→ **Instructions to follow**
Your output is the lines from the first one to the one containing "var priceTicks = [5, 10, 15, 20];", repeated exactly, with images left out.
------ Dataset excerpt ------
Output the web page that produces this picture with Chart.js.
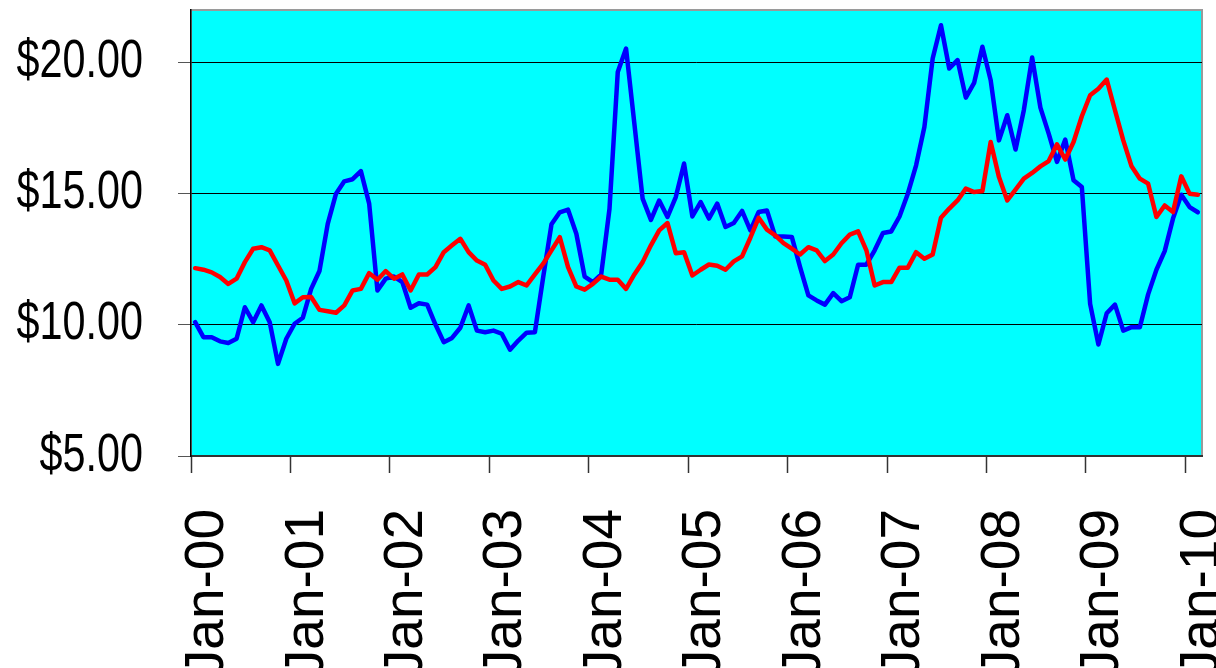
<!DOCTYPE html>
<html>
<head>
<meta charset="utf-8">
<script src="https://cdn.jsdelivr.net/npm/chart.js@4/dist/chart.umd.min.js"></script>
<style>
  html, body { margin: 0; padding: 0; background: #fff; }
</style>
</head>
<body>
<canvas id="chart" width="1216" height="668" style="display:block;width:1216px;height:668px"></canvas>
<script>
// Tick labels
var yearLabels = ['Jan-00', 'Jan-01', 'Jan-02', 'Jan-03', 'Jan-04', 'Jan-05',
                  'Jan-06', 'Jan-07', 'Jan-08', 'Jan-09', 'Jan-10'];
var priceTicks = [5, 10, 15, 20];

// Monthly values, Jan-00 .. Feb-10
var blueSeries = [
    10.10, 9.53, 9.53, 9.37, 9.31, 9.47, 10.67, 10.10, 10.74, 10.10, 8.51, 9.47,
    10.04, 10.27, 11.37, 12.05, 13.85, 15.00, 15.47, 15.55, 15.86, 14.62, 11.31, 11.76,
    11.84, 11.63, 10.65, 10.82, 10.77, 10.01, 9.34, 9.50, 9.89, 10.74, 9.78, 9.72,
    9.78, 9.66, 9.05, 9.40, 9.70, 9.72, 11.82, 13.83, 14.29, 14.39, 13.47, 11.84,
    11.63, 11.92, 14.42, 19.64, 20.53, 17.67, 14.81, 14.00, 14.74, 14.11, 14.87, 16.15,
    14.13, 14.68, 14.05, 14.62, 13.73, 13.88, 14.34, 13.60, 14.30, 14.36, 13.37, 13.37,
    13.35, 12.20, 11.12, 10.93, 10.77, 11.21, 10.90, 11.05, 12.29, 12.29, 12.84, 13.50,
    13.56, 14.13, 15.00, 16.08, 17.54, 20.15, 21.42, 19.77, 20.09, 18.66, 19.22, 20.60,
    19.32, 17.03, 17.99, 16.68, 18.18, 20.19, 18.28, 17.29, 16.21, 17.06, 15.51, 15.25,
    10.80, 9.25, 10.44, 10.77, 9.78, 9.91, 9.91, 11.16, 12.10, 12.81, 14.05, 14.96,
    14.49, 14.29
];
var redSeries = [
    12.16, 12.10, 12.00, 11.82, 11.56, 11.76, 12.39, 12.90, 12.96, 12.84, 12.26, 11.69,
    10.82, 11.05, 11.06, 10.57, 10.52, 10.46, 10.74, 11.31, 11.37, 11.97, 11.72, 12.05,
    11.76, 11.92, 11.31, 11.92, 11.92, 12.20, 12.77, 13.03, 13.28, 12.77, 12.45, 12.29,
    11.69, 11.37, 11.46, 11.63, 11.50, 11.92, 12.33, 12.84, 13.34, 12.20, 11.46, 11.34,
    11.56, 11.84, 11.72, 11.72, 11.37, 11.92, 12.39, 13.03, 13.60, 13.88, 12.73, 12.77,
    11.88, 12.10, 12.30, 12.25, 12.10, 12.42, 12.61, 13.32, 14.08, 13.63, 13.41, 13.11,
    12.90, 12.68, 12.96, 12.84, 12.43, 12.68, 13.11, 13.44, 13.56, 12.84, 11.50, 11.63,
    11.63, 12.18, 12.18, 12.77, 12.52, 12.68, 14.08, 14.43, 14.74, 15.19, 15.06, 15.10,
    16.97, 15.63, 14.74, 15.15, 15.57, 15.79, 16.04, 16.24, 16.88, 16.30, 16.97, 17.95,
    18.75, 19.00, 19.35, 18.18, 17.03, 16.04, 15.57, 15.38, 14.11, 14.55, 14.30, 15.66,
    15.00, 14.96
];

// each month sits in the middle of its slot on the axis
function toPoints(values) {
    return values.map(function(v, i) { return { x: i + 0.5, y: v }; });
}

// cyan plot area with a grey frame
const plotArea = {
    id: 'plotArea',
    beforeDraw(chart) {
        const ctx = chart.ctx;
        const a = chart.chartArea;
        ctx.save();
        ctx.fillStyle = '#00FFFF';
        ctx.fillRect(a.left, a.top, a.right - a.left, a.bottom - a.top);
        ctx.strokeStyle = '#9a9a9a';
        ctx.lineWidth = 2;
        ctx.strokeRect(a.left, a.top, a.right - a.left, a.bottom - a.top);
        ctx.restore();
    }
};

// no narrow font here, so squeeze the y labels sideways (right edge stays put)
const narrowYLabels = {
    id: 'narrowYLabels',
    beforeDraw(chart) {
        const s = chart.scales.y;
        if (s._narrowed) return;
        const orig = s.drawLabels;
        s.drawLabels = function(area) {
            const ctx = this.ctx;
            const ax = this.right - this.options.grid.tickLength - this.options.ticks.padding;
            const left = this.left;
            this.left = -400; // label clip box is built from this, widen it
            ctx.save();
            ctx.translate(ax, 0);
            ctx.scale(0.78, 1);
            ctx.translate(-ax, 0);
            orig.call(this, area);
            ctx.restore();
            this.left = left;
        };
        s._narrowed = true;
    }
};

// the axes should not push the plot area in
function noPadding(scale) {
    scale.paddingTop = 0;
    scale.paddingBottom = 0;
    scale.paddingLeft = 0;
    scale.paddingRight = 0;
}

new Chart(document.getElementById('chart'), {
    type: 'line',
    data: {
        datasets: [{
            data: toPoints(redSeries),
            borderColor: '#FF0000',
            borderWidth: 4.5
        }, {
            data: toPoints(blueSeries),
            borderColor: '#0000FF',
            borderWidth: 4.5
        }]
    },
    options: {
        responsive: false,
        devicePixelRatio: 1,
        animation: false,
        layout: { padding: { top: 10, right: 14, left: 0, bottom: 0 } },
        elements: {
            point: { radius: 0 },
            line: { tension: 0, borderJoinStyle: 'round', borderCapStyle: 'round' }
        },
        plugins: {
            legend: { display: false },
            tooltip: { enabled: false }
        },
        scales: {
            x: {
                type: 'linear',
                min: 0,
                max: 122,
                afterBuildTicks: function(scale) {
                    scale.ticks = yearLabels.map(function(_, k) { return { value: k * 12 }; });
                },
                afterFit: function(scale) {
                    scale.height = 212;
                    noPadding(scale);
                },
                ticks: {
                    callback: function(value) { return yearLabels[Math.round(value / 12)]; },
                    autoSkip: false,
                    minRotation: 90,
                    maxRotation: 90,
                    padding: 36,
                    labelOffset: 17,
                    color: '#000',
                    font: { family: 'Liberation Sans', size: 55 }
                },
                grid: { drawOnChartArea: false, tickLength: 17, tickColor: '#333', tickWidth: 1.5 },
                border: { color: '#333', width: 2 }
            },
            y: {
                min: 5,
                max: 22,
                afterBuildTicks: function(scale) {
                    scale.ticks = priceTicks.map(function(v) { return { value: v }; });
                },
                afterFit: function(scale) {
                    scale.width = 191;
                    noPadding(scale);
                },
                ticks: {
                    callback: function(value) { return '$' + value.toFixed(2); },
                    padding: 35,
                    color: '#000',
                    font: { family: 'Liberation Sans', size: 53 }
                },
                grid: { color: '#000', lineWidth: 1, tickLength: 13, tickColor: '#555' },
                border: { color: '#000', width: 1.5 }
            }
        }
    },
    plugins: [plotArea, narrowYLabels]
});
</script>
</body>
</html>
------
→ **The completed task**
Output the web page that produces this picture with Chart.js.
<!DOCTYPE html>
<html>
<head>
<meta charset="utf-8">
<script src="https://cdn.jsdelivr.net/npm/chart.js@4/dist/chart.umd.min.js"></script>
<style>
  html, body { margin: 0; padding: 0; background: #fff; }
</style>
</head>
<body>
<canvas id="chart" width="1216" height="668" style="display:block;width:1216px;height:668px"></canvas>
<script>
// Tick labels
var yearLabels = ['Jan-00', 'Jan-01', 'Jan-02', 'Jan-03', 'Jan-04', 'Jan-05',
                  'Jan-06', 'Jan-07', 'Jan-08', 'Jan-09', 'Jan-10'];
var priceTicks = [5, 10, 15, 20];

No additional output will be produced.